Era la primera vez que se atrevía a expresar aquella crítica en voz alta. Recordó el concierto en el campo de Auschwitz y sonrió amargamente.

—Creo que es hora de acostarse —dijo mirando el reloj—. Mañana nos espera un día muy ajetreado.

27

Londres

Therese Fletcher se pasó la tarde soñando despierta, sintiéndose como transportada en una nube. Había recibido las flores después del almuerzo, cuando salía de la cantina. Despertaron la curiosidad de sus compañeras. El ramo llevaba una escueta tarjeta, algo cursi: «Que esta pequeña muestra de la belleza del campo inglés te acompañe. Con mis afectuosos saludos, Arthur Walhead.»
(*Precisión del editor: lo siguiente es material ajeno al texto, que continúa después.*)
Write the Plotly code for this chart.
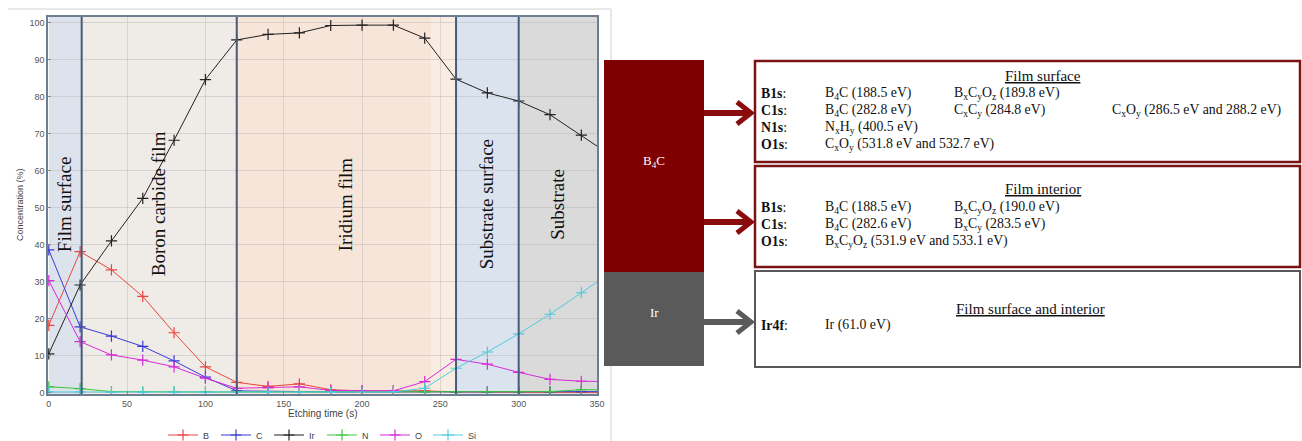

Por la tarde, de vuelta al ministerio, miró con indiferencia la montaña de papel que esperaba traducción sobre su mesa de trabajo: cartas ocupadas a prisioneros, impresos, periódicos, octavillas, un material diverso procedente de más de veinte departamentos estatales, todos convencidos individualmente de que su material requería prioridad absoluta. Pero Therese no tenía prisa aquella tarde. Cada vez que daba curso a un trabajo se solazaba durante unos minutos en la contemplación de las flores, que había colocado sobre un archivo en un tarro de mermelada. Rememoraba su encuentro con Arthur, la mirada sincera de los grandes ojos azules del comandante, sus manos fuertes, su sonrisa franca. «¿Podrías enamorarte otra vez?», se preguntó. En los últimos doce años había conocido a media docena de hombres y se había sentido bien al lado de cada uno de ellos durante un tiempo, pero nunca se había sentido enamorada como lo estuvo de aquel tímido y distante profesor de Berlín, doce años atrás. Probablemente, si ninguna de sus parejas posteriores le había durado más de dos años era porque, en el fondo, esperaba un amor como aquél y el amor, el verdadero amor, el abandono absoluto a la persona amada, no lo había vuelto a sentir. En algún momento había pensado que estaba seca para el amor, que la delicada válvula que abre el corazón a la esperanza se le había quebrado en Berlín. Pero ahora se sentía nuevamente arrebatada, si no por el amor mismo, por la premonición luminosa de que aquel hombre tierno que le enviaba flores podía devolverla a las sensaciones de antaño.